The difference between a high seas FONOP and an innocent passage FONOP is not an academic distinction. In the former case, a military vessel would have to specifically operate in a manner not consistent with Article 19 of UNCLOS, which delineates a range of activities that are lawfully permitted for foreign vessels exercising innocent passage within the rightful territorial sea of a coastal state.

An explicit high seas assertion could include the vessel undertaking a range of activities, ranging from overt military actions like a live-fire exercise to the activation of fire control radars or even the launching of ship-based aircraft, helicopters, or drones.

By contrast, should it emerge that the Dewey complied with innocent passage requirements to protest Chinese prior notification requirements within 12 miles of Mischief Reef, Beijing’s excessive claim may be strengthened as the operation could be interpreted to tacitly cede a territorial sea entitlement.

Unfortunately, given what has been reported on the USS Dewey‘s operation so far, these details are sparse and likely will be unknown for some time. The U.S. Department of Defense is reportedly not intending to publicize the details of this operation until its Fiscal Year 2017 Freedom of Navigation report comes due next year.

The official Chinese reaction to Wednesday’s operation could offer clues, however. If the U.S. vessel did carry out activities permitted on the high seas, but not within a territorial sea in an obvious way, Beijing would likely be inclined to react with stronger rhetoric than it has in the past.
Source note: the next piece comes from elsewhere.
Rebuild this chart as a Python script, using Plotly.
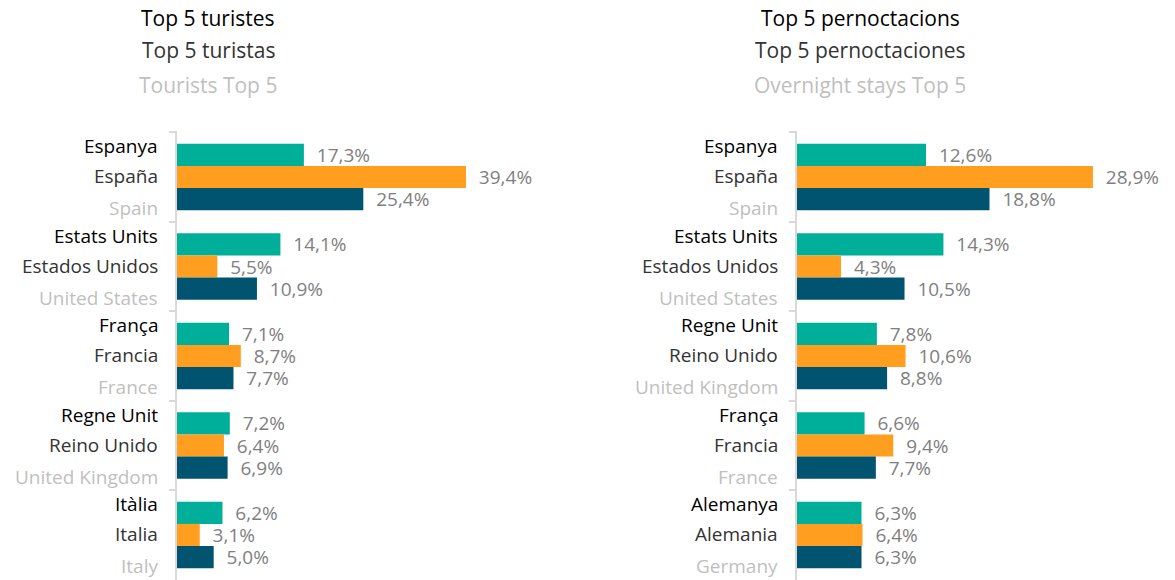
import plotly.graph_objects as go

# ---------------- data ----------------
left_cat_ca = ["Espanya", "Estats Units", "França", "Regne Unit", "Itàlia"]
left_cat_es = ["España", "Estados Unidos", "Francia", "Reino Unido", "Italia"]
left_cat_en = ["Spain", "United States", "France", "United Kingdom", "Italy"]
left_teal = [17.3, 14.1, 7.1, 7.2, 6.2]
left_orange = [39.4, 5.5, 8.7, 6.4, 3.1]
left_dark = [25.4, 10.9, 7.7, 6.9, 5.0]

right_cat_ca = ["Espanya", "Estats Units", "Regne Unit", "França", "Alemanya"]
right_cat_es = ["España", "Estados Unidos", "Reino Unido", "Francia", "Alemania"]
right_cat_en = ["Spain", "United States", "United Kingdom", "France", "Germany"]
right_teal = [12.6, 14.3, 7.8, 6.6, 6.3]
right_orange = [28.9, 4.3, 10.6, 9.4, 6.4]
right_dark = [18.8, 10.5, 8.8, 7.7, 6.3]

left_titles = ["Top 5 turistes", "Top 5 turistas", "Tourists Top 5"]
right_titles = ["Top 5 pernoctacions", "Top 5 pernoctaciones", "Overnight stays Top 5"]

# ---------------- style ----------------
W, H = 1175, 580
OFF = 8  # page body margin offset
FONT = "Open Sans"
COLORS = ["#00AF9A", "#FF9E1F", "#005470"]
LINE_COLORS = ["#000000", "#333333", "#BFBFBF"]
VAL_COLOR = "#7F7F7F"
AXIS_COLOR = "#D9D9D9"


def fmt(v):
    return "\u00a0\u00a0" + f"{v:.1f}%".replace(".", ",")


fig = go.Figure()

panels = [
    dict(xa="x", ya="y", cats=left_cat_ca, es=left_cat_es, en=left_cat_en,
         series=[left_teal, left_orange, left_dark]),
    dict(xa="x2", ya="y2", cats=right_cat_ca, es=right_cat_es, en=right_cat_en,
         series=[right_teal, right_orange, right_dark]),
]

for p in panels:
    for vals, col in zip(p["series"], COLORS):
        fig.add_trace(go.Bar(
            y=p["cats"], x=vals, orientation="h",
            xaxis=p["xa"], yaxis=p["ya"],
            marker=dict(color=col, line=dict(width=0)),
            text=[fmt(v) for v in vals], textposition="outside",
            textfont=dict(family=FONT, size=19, color=VAL_COLOR),
            constraintext="none", cliponaxis=False,
            hoverinfo="skip", showlegend=False,
        ))

# pixel geometry (reference pixels minus page offset)
top_px = 131 - OFF
bottom_px = 581 - OFF
ydom = [(H - bottom_px) / H, (H - top_px) / H]
left_axis_px, left_end_px = 177 - OFF, 600 - OFF
right_axis_px, right_end_px = 797 - OFF, 1175
left_scale = 7.335   # px per percentage point
right_scale = 10.24

fig.update_layout(
    width=W, height=H,
    margin=dict(l=0, r=0, t=0, b=0),
    paper_bgcolor="white", plot_bgcolor="white",
    barmode="group", bargap=0.255, bargroupgap=0,
    font=dict(family=FONT),
    xaxis=dict(domain=[left_axis_px / W, left_end_px / W],
               range=[0, (left_end_px - left_axis_px) / left_scale],
               visible=False, fixedrange=True),
    xaxis2=dict(domain=[right_axis_px / W, right_end_px / W],
                range=[0, (right_end_px - right_axis_px) / right_scale],
                visible=False, fixedrange=True),
)
yaxis_common = dict(domain=ydom, autorange="reversed", type="category",
                    showline=True, linecolor=AXIS_COLOR, linewidth=2,
                    ticks="outside", ticklen=6, tickcolor=AXIS_COLOR, tickwidth=2,
                    tickson="boundaries", showticklabels=False,
                    showgrid=False, zeroline=False, fixedrange=True)
fig.update_layout(yaxis=dict(yaxis_common, anchor="x"),
                  yaxis2=dict(yaxis_common, anchor="x2"))

# category labels (three languages per category)
shifts = [31, 1, -31]
for p in panels:
    for i, cat in enumerate(p["cats"]):
        lines = [cat, p["es"][i], p["en"][i]]
        for line, col, ys in zip(lines, LINE_COLORS, shifts):
            fig.add_annotation(
                x=0, y=cat, xref=p["xa"], yref=p["ya"],
                text=line, showarrow=False, xanchor="right", yanchor="middle",
                xshift=-17, yshift=ys,
                font=dict(family=FONT, size=19, color=col),
            )

# panel titles
title_y_px = [18 - OFF, 50 - OFF, 85 - OFF]
for titles, cx in [(left_titles, 208 - OFF), (right_titles, 860 - OFF)]:
    for t, col, ypx in zip(titles, LINE_COLORS, title_y_px):
        fig.add_annotation(
            x=cx / W, y=1 - ypx / H, xref="paper", yref="paper",
            text=t, showarrow=False, xanchor="center", yanchor="middle",
            font=dict(family=FONT, size=21, color=col),
        )

fig.write_html("out.html")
Beijing’s reaction, however, may be moderated by its overall approach to the Trump administration. In fact, apart from Wednesday’s FONOP, the administration has been remarkably silent on the South China Sea issue despite a degree of attention during the presidential transition period.

Following Chinese President Xi Jinping’s meeting with Trump in April, relations between the U.S. and China have been progressing relatively smoothly. A sharp Chinese reaction to a high seas assertion FONOP could disrupt that momentum. Beijing’s reaction may intensify too, depending especially on how Mattis chooses to frame questions around the South China Sea at the Shangri-La Dialogue next week.

Apart from the first operation by the Lassen in October 2015, the October 2016 operation by the USS Decatur, and the Dewey‘s operation on Wednesday, the United States conducted two other freedom of navigation operations in 2016 in the South China Sea. On January 30, 2016, the USS Curtis Wilbur sailed within 12 nautical miles of Triton Island, challenging prior notification requirements for innocent passage. On May 10, 2016, the USS William P. Lawrence sailed within 12 nautical miles of Fiery Cross Reef and other features in the Spratly group.